The Public Prosecutor’s Office ruled on opening a criminal case for murder against the police officer on November 19, 2020. The complaint was received at the 1st Court of Jury of Jaboatão on March 31, 2021. Since then, the family has been waiting for the first court hearing.
“HE WILL ALWAYS BE
REMEMBERED BY HIS FAMILY”
Jhones’ death has deeply shaken his older sister Jessica, now 20 years old. “He really got scared and when we get scared a lot happens in our minds, but it wasn’t because he was involved in anything, he had his shirt on. When he ran, (the policeman) took aim at the head and pulled the trigger. And everyone knows that the most fatal points are the heart and the head, they are the points of the body where we have no chance of surviving”.
Jhones had completed the 5th year of elementary school. He had been living with his mother for three months, but he often went to his father’s house, where Jessica, a younger sister and another brother live. He worked in a mechanical shop nearby. He was commonly seen smeared with grease by neighbors and friends. He took his last motorcycle ride on the sidewalk in front of his father’s house, on August 5, 2020.
“Jhones had always been very cheerful. He played and danced at New Year’s parties. He would have turned 18 last year. This year I turn 20 and he would turn 19. I wonder if this pain will ever go away. But there will always be something missing in our hearts.” Moved, Jessica told the report that if she ever has children and nephews, she will tell Jhones’ stories so that he will always be remembered by the family, never forgotten.
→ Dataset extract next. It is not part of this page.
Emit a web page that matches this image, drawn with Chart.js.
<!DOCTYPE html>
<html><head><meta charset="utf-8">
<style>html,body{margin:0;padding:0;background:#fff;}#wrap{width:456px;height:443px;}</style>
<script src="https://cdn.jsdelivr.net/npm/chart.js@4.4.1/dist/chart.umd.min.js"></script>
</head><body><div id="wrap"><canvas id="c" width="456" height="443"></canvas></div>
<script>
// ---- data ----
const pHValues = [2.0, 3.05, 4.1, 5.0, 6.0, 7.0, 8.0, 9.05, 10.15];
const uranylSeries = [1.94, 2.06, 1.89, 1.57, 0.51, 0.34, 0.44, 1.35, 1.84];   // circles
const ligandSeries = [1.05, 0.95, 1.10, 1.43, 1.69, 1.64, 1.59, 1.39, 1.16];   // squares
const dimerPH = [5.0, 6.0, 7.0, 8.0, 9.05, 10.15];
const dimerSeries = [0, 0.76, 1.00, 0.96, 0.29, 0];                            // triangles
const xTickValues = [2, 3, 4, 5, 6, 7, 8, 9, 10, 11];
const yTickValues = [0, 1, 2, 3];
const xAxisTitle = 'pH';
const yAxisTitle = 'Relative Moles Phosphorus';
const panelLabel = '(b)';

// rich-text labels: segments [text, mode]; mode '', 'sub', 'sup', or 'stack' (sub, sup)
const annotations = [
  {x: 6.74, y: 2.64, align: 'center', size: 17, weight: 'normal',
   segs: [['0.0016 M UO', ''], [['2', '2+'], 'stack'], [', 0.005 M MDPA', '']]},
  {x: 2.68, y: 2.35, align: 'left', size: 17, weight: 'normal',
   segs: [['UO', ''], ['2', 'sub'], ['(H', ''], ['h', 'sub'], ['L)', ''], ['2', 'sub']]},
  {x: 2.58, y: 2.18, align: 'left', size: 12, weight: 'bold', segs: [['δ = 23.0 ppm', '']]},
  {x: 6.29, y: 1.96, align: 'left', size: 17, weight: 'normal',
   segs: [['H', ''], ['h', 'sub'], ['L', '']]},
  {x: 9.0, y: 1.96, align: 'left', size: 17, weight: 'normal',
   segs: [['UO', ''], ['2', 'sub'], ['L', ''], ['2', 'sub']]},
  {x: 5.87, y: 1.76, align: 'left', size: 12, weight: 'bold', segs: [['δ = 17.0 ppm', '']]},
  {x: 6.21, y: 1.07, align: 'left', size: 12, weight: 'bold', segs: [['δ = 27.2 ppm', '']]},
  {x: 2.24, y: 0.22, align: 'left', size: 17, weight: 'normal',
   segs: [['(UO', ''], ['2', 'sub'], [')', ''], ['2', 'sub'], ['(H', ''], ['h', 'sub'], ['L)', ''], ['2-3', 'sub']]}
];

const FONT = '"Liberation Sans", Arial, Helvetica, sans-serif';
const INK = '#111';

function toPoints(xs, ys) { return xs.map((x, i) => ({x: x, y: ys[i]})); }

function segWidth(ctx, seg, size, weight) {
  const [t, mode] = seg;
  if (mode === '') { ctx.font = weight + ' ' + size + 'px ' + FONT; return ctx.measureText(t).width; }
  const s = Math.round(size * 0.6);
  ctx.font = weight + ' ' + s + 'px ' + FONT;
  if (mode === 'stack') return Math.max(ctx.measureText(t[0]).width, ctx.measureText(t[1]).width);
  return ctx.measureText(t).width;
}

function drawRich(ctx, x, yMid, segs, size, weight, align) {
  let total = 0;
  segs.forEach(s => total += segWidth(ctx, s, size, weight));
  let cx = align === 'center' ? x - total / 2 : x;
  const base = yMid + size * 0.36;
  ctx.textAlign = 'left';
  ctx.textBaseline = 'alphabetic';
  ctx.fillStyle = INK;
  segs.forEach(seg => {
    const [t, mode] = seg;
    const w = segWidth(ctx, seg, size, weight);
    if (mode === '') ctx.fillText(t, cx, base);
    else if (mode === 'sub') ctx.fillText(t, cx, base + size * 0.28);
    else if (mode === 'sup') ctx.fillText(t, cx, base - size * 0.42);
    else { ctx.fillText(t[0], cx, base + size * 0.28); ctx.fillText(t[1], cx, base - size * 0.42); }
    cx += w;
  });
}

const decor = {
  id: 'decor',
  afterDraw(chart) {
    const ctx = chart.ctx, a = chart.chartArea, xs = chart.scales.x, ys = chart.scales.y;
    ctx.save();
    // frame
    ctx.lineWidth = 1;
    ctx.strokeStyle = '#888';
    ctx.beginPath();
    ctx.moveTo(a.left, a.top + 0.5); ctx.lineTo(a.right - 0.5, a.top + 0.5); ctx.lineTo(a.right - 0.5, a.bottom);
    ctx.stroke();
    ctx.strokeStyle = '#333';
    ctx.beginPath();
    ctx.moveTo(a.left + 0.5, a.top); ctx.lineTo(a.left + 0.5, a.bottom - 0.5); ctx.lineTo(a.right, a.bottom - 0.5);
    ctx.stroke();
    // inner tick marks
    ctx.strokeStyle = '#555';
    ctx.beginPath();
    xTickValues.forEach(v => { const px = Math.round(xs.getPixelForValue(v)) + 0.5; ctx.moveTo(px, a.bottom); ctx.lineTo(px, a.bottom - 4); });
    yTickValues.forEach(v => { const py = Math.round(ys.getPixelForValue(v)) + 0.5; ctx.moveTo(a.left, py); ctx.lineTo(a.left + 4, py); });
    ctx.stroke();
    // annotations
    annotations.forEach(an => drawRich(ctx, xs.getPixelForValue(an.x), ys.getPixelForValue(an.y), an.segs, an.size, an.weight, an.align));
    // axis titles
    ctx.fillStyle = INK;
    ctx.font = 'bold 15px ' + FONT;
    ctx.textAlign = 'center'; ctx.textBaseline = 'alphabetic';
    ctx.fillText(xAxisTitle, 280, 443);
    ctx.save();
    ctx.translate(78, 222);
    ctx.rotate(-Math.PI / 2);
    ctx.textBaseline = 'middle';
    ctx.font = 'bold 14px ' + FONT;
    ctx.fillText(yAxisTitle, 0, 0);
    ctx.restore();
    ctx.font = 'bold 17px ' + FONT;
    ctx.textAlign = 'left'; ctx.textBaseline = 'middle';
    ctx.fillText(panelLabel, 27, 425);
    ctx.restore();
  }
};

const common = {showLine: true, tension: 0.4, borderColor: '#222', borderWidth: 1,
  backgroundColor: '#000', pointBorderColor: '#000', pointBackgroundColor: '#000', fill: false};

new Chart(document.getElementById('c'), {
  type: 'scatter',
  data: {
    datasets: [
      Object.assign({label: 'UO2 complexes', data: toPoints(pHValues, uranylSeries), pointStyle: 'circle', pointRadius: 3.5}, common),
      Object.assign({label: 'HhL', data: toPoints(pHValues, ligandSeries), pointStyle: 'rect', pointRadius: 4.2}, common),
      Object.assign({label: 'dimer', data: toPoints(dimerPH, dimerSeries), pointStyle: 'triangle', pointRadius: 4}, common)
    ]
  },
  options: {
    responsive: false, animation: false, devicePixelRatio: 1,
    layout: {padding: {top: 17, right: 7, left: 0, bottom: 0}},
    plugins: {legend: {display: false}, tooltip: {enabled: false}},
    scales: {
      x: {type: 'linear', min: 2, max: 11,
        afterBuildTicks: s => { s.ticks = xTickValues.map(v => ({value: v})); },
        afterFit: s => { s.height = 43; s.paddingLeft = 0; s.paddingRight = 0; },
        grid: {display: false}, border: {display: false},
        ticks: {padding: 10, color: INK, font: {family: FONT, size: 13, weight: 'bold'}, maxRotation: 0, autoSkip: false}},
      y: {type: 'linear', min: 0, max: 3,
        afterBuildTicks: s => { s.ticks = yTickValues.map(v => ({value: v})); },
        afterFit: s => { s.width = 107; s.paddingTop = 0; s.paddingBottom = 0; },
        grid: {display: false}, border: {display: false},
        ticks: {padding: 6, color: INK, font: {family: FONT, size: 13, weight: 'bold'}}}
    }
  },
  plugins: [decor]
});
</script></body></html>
Today, she says she lives in fear. According to her, right after her brother’s death, it was common for many police officers to be around her house. She especially fears for the youngest. At just 13 years old, he has been approached at least twice by the police, once while skating in front of his family’s house and once when he was in an uber.
Jhones himself, according to Jessica, had already been the victim of an aggressive approach by the Military Police. She says that eight months before the crime, on December 31, 2019, her brother was slapped in the face by a police officer. The family felt intimidated and did not press charges.
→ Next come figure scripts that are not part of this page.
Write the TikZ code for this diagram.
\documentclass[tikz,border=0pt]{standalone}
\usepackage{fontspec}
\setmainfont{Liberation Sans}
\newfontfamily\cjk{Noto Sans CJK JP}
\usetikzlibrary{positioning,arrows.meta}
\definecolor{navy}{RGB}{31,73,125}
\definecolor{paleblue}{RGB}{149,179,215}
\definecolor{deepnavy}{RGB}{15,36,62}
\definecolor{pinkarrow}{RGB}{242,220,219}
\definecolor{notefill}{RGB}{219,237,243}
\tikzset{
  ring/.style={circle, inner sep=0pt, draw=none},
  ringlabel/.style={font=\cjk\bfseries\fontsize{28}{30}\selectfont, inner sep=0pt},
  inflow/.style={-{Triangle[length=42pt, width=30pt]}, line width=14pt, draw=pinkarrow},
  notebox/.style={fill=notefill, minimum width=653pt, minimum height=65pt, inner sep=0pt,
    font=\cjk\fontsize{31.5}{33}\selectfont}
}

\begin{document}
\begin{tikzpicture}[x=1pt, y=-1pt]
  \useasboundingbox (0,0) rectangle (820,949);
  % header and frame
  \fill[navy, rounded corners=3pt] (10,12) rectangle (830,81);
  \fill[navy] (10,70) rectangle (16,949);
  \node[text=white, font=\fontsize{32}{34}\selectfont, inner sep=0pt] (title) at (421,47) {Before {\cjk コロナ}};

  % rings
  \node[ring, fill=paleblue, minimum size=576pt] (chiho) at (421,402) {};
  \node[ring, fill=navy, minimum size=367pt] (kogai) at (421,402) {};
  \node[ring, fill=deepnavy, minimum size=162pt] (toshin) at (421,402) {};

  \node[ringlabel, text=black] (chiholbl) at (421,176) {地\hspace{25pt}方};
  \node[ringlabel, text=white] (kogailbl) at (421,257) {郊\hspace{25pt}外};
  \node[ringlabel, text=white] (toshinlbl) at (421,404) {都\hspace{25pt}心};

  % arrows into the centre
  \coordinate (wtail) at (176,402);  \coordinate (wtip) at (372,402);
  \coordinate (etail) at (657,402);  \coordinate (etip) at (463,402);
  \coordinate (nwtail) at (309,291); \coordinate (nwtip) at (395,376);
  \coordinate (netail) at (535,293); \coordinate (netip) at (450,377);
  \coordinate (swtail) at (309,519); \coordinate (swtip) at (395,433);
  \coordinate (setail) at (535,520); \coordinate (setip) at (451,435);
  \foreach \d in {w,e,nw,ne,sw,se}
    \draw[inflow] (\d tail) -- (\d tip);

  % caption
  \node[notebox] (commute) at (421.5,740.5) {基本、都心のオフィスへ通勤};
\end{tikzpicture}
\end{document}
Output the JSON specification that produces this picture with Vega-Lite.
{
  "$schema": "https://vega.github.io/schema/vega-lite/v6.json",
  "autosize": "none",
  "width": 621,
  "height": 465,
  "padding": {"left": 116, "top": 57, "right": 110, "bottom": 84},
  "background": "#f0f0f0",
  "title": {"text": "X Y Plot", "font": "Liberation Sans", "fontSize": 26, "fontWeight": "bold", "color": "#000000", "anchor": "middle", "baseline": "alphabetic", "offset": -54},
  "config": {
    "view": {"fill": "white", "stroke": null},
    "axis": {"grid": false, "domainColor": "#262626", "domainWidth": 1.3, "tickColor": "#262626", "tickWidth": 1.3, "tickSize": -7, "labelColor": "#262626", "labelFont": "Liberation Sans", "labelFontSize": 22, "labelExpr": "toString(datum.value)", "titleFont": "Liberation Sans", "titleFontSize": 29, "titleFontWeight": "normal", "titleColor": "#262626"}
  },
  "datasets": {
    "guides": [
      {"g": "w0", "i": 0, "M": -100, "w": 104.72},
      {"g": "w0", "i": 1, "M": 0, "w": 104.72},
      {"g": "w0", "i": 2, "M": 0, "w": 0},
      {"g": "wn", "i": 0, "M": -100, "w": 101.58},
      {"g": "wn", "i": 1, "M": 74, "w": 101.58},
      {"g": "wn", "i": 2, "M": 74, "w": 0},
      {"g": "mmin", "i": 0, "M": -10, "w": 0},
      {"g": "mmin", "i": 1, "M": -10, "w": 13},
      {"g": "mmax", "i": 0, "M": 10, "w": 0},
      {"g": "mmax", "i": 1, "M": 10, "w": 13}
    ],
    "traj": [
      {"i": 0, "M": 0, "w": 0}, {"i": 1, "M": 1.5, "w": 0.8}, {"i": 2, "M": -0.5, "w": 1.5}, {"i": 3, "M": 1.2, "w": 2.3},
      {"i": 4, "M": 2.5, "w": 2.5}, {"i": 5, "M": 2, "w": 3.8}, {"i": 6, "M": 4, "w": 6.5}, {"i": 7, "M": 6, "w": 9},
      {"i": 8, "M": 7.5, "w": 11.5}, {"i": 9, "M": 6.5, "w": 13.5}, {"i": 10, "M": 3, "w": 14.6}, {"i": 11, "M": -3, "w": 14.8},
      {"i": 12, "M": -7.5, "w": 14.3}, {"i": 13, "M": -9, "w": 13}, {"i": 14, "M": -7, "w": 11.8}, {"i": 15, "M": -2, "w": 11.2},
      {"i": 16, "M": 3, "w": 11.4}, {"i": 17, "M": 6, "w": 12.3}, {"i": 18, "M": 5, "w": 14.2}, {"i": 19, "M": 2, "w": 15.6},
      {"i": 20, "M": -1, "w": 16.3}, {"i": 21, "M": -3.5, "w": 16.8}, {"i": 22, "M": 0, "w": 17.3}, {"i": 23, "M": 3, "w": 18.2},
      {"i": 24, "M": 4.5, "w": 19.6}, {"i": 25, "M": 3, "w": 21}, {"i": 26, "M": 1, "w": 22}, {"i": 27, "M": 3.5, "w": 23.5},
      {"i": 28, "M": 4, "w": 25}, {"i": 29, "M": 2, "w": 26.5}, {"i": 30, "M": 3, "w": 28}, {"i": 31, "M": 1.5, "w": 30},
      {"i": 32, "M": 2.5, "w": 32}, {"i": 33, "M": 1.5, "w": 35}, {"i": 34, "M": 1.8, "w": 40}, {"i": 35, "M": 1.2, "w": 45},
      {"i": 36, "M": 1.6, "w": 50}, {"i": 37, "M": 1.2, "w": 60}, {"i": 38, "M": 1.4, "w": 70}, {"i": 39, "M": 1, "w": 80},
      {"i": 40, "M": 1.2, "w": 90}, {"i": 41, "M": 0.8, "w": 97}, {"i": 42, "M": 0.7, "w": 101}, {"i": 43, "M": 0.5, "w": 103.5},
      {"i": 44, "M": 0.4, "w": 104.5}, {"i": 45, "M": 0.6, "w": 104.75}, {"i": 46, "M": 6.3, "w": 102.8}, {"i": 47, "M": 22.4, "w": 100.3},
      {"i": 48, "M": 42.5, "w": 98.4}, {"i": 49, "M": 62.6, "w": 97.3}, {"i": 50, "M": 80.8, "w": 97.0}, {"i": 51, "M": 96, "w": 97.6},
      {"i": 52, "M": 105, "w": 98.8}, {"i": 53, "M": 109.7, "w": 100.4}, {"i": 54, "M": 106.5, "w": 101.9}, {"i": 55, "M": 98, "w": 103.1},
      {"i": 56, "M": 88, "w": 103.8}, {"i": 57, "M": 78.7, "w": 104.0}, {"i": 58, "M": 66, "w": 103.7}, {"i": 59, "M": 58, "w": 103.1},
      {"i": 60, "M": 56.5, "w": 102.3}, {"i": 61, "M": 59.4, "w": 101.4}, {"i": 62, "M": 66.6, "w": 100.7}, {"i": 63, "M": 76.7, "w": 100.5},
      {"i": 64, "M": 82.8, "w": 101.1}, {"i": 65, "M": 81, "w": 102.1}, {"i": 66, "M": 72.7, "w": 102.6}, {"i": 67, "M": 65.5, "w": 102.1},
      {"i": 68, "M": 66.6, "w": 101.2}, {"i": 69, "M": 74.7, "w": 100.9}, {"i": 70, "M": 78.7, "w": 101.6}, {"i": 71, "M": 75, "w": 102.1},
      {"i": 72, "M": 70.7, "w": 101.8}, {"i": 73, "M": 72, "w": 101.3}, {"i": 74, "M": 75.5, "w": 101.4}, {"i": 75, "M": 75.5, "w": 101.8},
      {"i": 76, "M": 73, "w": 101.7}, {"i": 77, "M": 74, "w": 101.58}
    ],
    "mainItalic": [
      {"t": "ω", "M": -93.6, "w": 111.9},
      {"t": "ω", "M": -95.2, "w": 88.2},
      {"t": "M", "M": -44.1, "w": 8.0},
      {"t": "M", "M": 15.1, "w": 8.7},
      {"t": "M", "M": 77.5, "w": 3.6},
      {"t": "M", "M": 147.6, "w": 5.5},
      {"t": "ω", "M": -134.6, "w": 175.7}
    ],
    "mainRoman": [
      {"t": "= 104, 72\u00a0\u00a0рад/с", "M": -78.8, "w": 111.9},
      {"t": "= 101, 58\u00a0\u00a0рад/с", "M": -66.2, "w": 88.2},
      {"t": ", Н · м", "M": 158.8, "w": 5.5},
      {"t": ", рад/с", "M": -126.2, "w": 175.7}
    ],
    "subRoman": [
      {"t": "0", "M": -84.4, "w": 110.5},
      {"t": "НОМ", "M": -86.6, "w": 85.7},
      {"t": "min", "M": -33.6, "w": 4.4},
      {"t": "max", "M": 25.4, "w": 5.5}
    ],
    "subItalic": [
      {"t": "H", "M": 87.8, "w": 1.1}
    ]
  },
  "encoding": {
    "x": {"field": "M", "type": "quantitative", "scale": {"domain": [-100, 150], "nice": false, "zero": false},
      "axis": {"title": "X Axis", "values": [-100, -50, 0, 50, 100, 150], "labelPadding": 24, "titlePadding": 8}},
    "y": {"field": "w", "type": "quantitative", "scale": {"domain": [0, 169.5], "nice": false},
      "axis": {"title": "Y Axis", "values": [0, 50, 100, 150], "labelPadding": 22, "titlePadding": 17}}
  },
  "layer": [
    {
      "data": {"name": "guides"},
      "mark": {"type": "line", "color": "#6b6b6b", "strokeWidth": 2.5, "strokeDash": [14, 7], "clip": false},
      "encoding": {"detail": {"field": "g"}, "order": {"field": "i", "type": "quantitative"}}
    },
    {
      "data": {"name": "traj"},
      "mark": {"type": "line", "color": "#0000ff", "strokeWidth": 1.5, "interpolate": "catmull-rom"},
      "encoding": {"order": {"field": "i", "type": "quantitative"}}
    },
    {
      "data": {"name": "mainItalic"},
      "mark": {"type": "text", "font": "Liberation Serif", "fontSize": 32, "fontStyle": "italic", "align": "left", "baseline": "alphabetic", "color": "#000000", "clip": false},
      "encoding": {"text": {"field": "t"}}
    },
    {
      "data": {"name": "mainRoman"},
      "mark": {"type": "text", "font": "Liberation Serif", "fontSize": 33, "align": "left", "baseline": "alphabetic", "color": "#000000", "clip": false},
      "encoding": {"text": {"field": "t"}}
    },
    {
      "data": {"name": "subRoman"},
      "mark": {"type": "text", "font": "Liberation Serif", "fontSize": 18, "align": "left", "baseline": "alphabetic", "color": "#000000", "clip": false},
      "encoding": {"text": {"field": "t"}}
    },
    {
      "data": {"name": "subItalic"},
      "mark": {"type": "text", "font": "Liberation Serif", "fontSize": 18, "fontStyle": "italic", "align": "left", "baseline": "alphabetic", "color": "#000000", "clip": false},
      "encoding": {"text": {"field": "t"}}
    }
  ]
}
In the inquest that indicted the military police sergeant who killed Jhones, it appears that the young man had already been arrested twice and then released, once for contempt and once for suspicion of robbery that was not proven.
Jessica fears the crime will go unpunished. “I’m very afraid that there is no justice, because unfortunately justice is flawed and when it comes to a police officer, it’s all the more difficult and complicated. They say the defendant is on the loose and cannot have a hearing now because of the pandemic. There’s always an excuse for not getting a hearing in Jhones’ case. All we ask for is that at least justice is done”.
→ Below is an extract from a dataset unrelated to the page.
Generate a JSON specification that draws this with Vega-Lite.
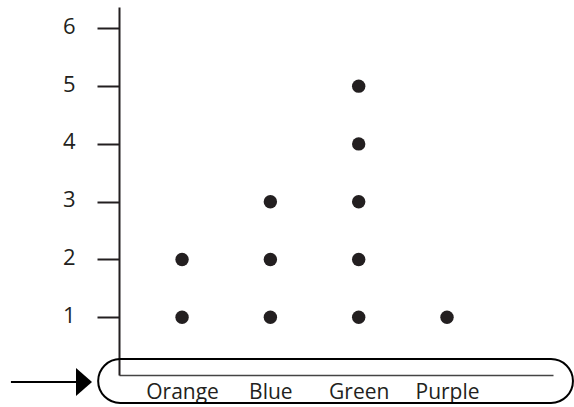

Attorney Maria Clara D’Ávila, from the Office of Legal Advice to Popular Organizations (GAJOP) believes that the justice system is not prepared to deal with police officers in the dock. “And we don’t have a court system prepared for that. Why? In these cases, the victims are black people, poor people, people living in criminalized territories. And the defendants are police officers. And they are covered by this entire narrative construction that the murder of people would be legitimate, provided that in a situation of public security operation. This makes the Judiciary take much longer to move”.